Sadly, our concern for the needy often wanes in a short time. But there are people who set an inspiring example for us.
Recently while I was waiting at an auto repair shop, a middle-aged woman confided that she regularly goes to the county jail. There she always stops to visit a young man whose family has rejected him. Though poor, as everything about her proclaimed, she said she can sometimes give him a few dollars to purchase incidentals.
In my neighborhood in Connecticut, the real estate agent who helped us find our home cares for a man who lives alone and was incapacitated by a stroke. Though she works, she goes to his house every day, spending an hour or two cooking and cleaning, takes him shopping, to church and to family gatherings. “I carry a wheelchair in my car all the time,” she told me. Thanks to her, that man can truly say he has a family.
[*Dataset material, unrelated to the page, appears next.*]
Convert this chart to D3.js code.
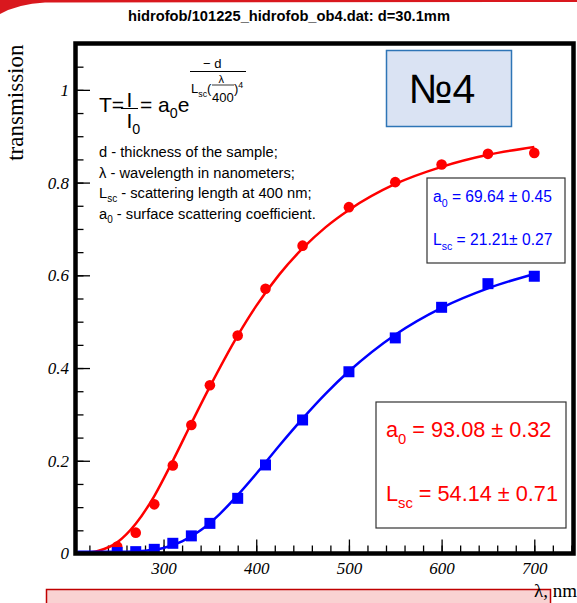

Recently, too, Connecticut’s governor, Dannel Malloy, accepted a Syrian refugee family after the governor of Indiana rejected them. He indicated we need not give in to the fear that some terrorist will enter the country among the refugees.
Recently, my brother Antonio and I visited an aunt in a nursing home. The dominant visual image I took away was of people sitting in their wheelchairs listlessly, alone with their thoughts. And one man said to me: “Don’t get old.”
We live at a time of excruciating loneliness. My aunt, of course, was delighted to see my brother, whom she had not seen in 25 years. We had difficulty tearing ourselves away. It made me think that these are the people we need to keep in mind the most in our Christmas journey.